Most students walk right past the salad bar, she said.
Under the new guidelines, school lunches can have a maximum of 650 calories for kindergarten through fifth grade, 700 calories for sixth through eighth grade, and 850 calories for high school. There are also limits on how much sodium and sugar can be in meals. Holub said meeting the calorie limits is the biggest planning challenge.
Leiker said planning every meal to meet those standards takes more time, and that extra planning time by cooks is increasing the district’s cost.
Holub said those calorie limits aren’t high enough for growing, active children.
“I think it is a hardship for some kids, especially the athletes, but also for the kids that only get one meal a day,” she said. “Some don’t get the nutrition they need at home.”
Bernhardt also said the calorie limits aren’t enough for football players, but enough food for a football player would be too much for someone who goes home after school and works on a computer.

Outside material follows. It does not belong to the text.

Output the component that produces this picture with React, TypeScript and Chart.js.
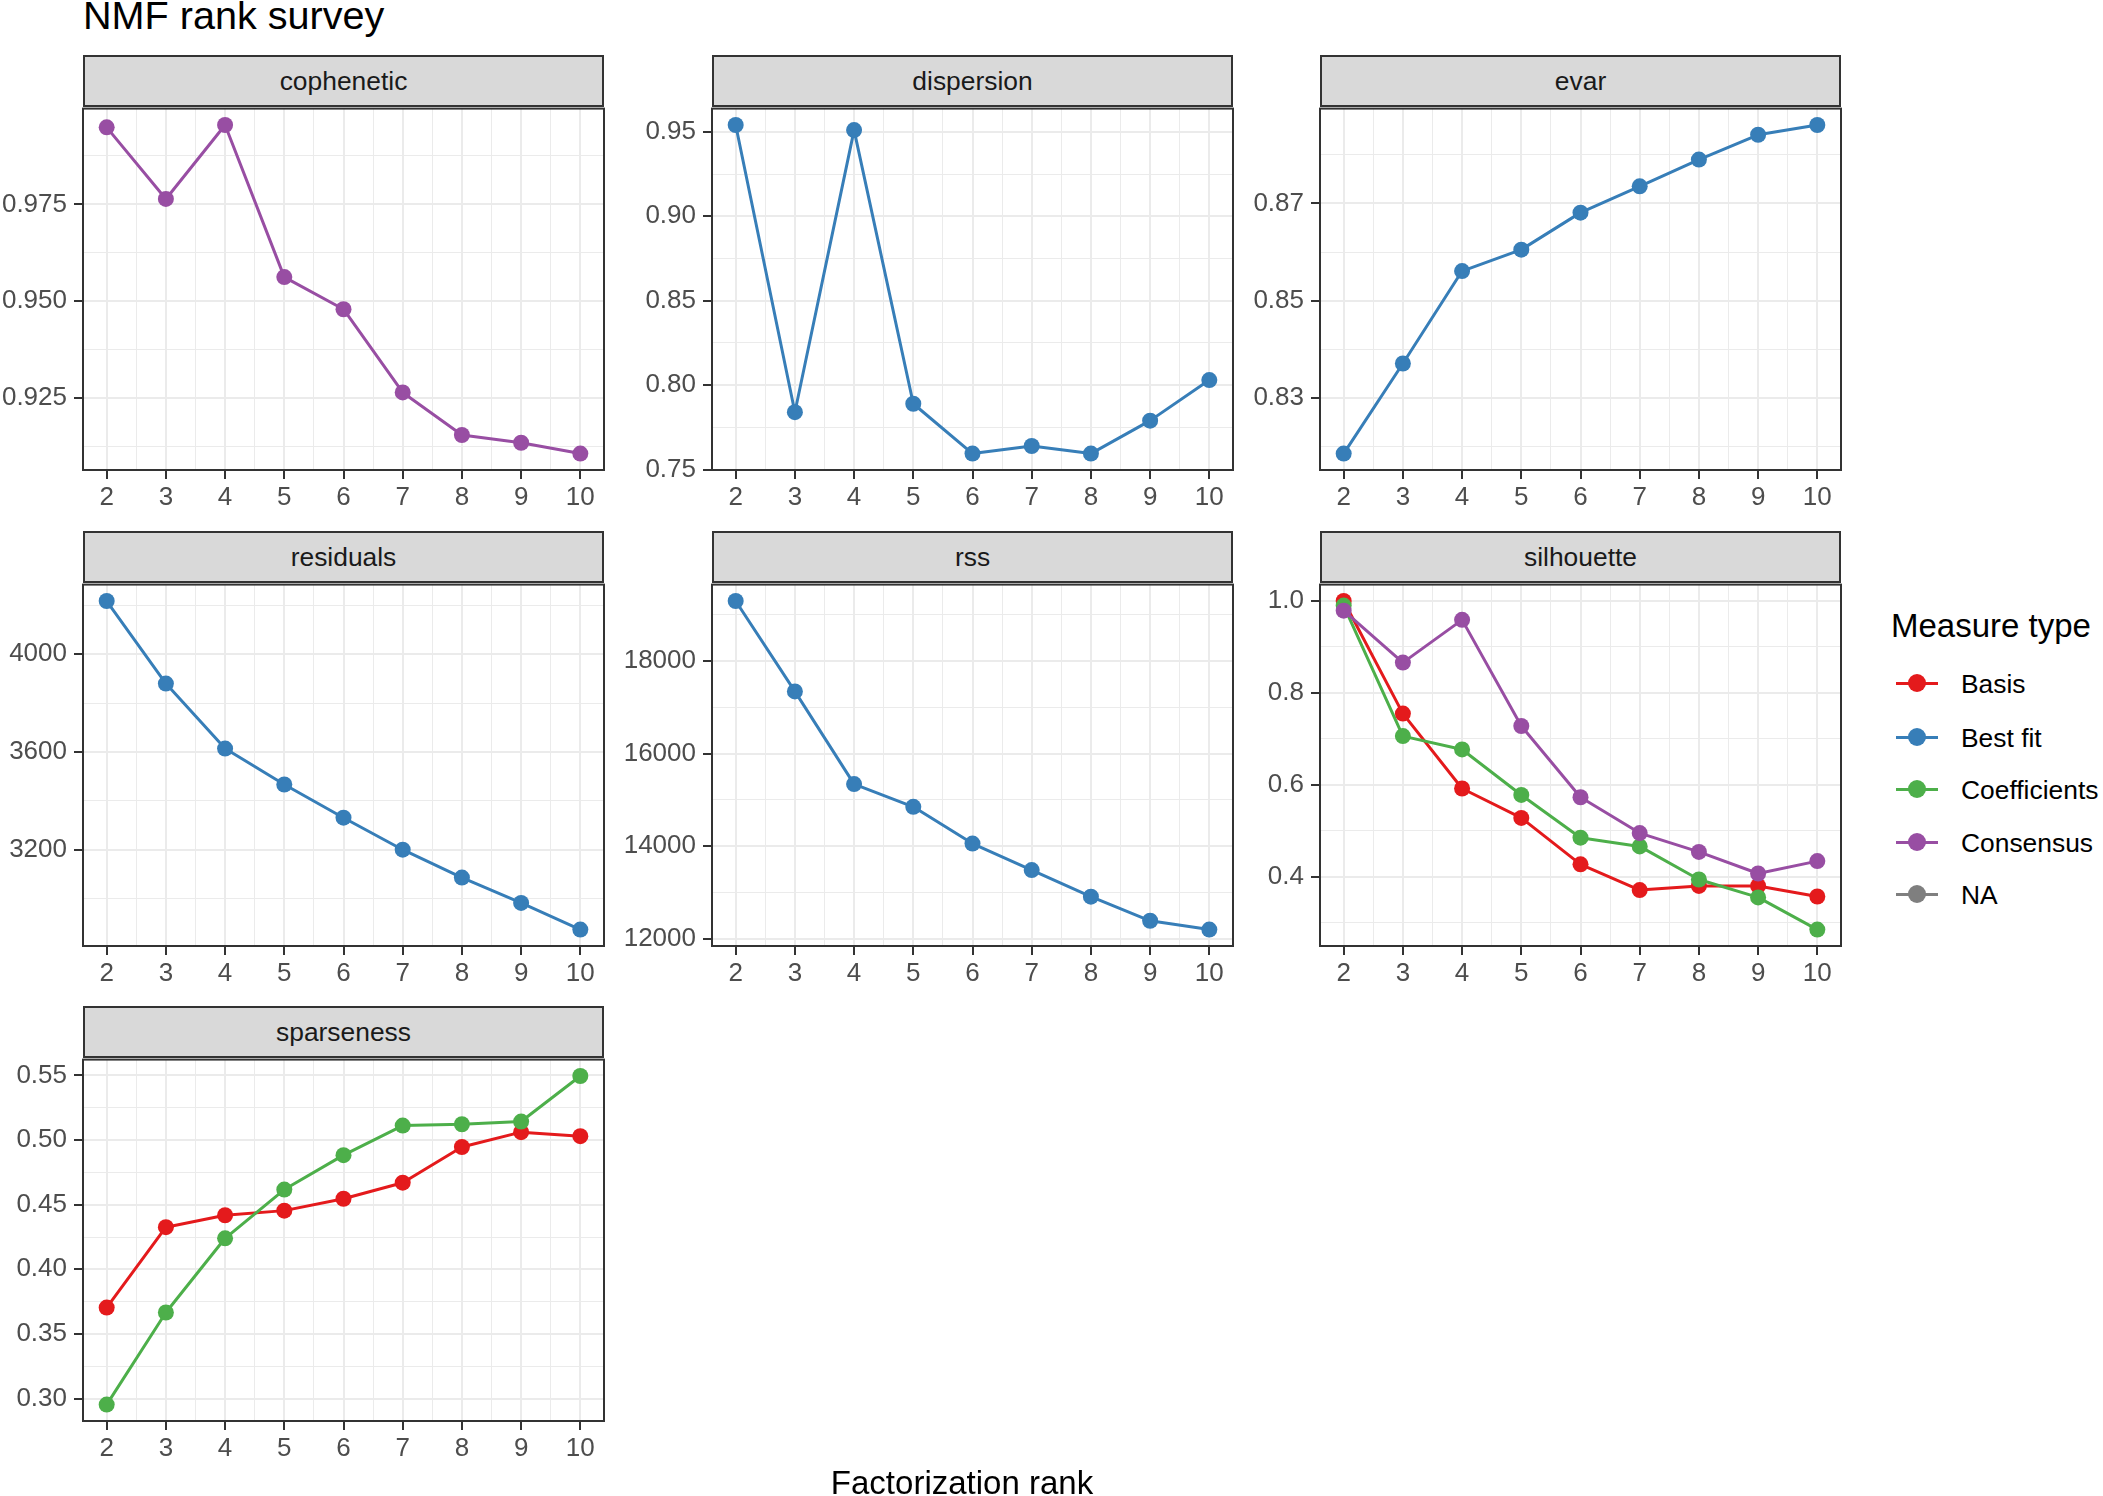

There are similar issues with elementary school lunches, she said.
“What bothers me is we have to put the same food on a kindergarten tray as on a fifth-grade tray,” Bernhardt said.
Mandates that every student receive a certain amount of fruits and vegetables also mean that there is less room in the calorie budget for what students do want, entrees.
The changes to lunches are driving more students to go on open lunch, and most of those students are probably turning to unhealthy options, defeating the purpose of the school lunch standards, Holub said.
“I have a nephew who is a big boy, and he would rather go to Casey’s and get what he wants, eat junk food, than eat a nutritious lunch here,” she said.
But the problem isn’t one that USD 408, USD 410, or any school district can do much about. The guidelines were set by the U.S. Department of Agriculture. If a school doesn’t meet those requirements, it risks losing federal reimbursement for free and reduced-price lunches, and those reimbursements add up in a hurry.
Hillsboro USD 410 received more than $140,000 in reimbursements for the 2011-12 school year, business manager Jerry Hinerman said. That is more than three times the salary and benefits of a new teacher.
With that much money at stake, school districts can’t afford to make a statement by serving meals outside the federal guidelines.
“A lot of kids are very understanding,” Holub said. “They aren’t happy about it, but they understand that it comes from above.”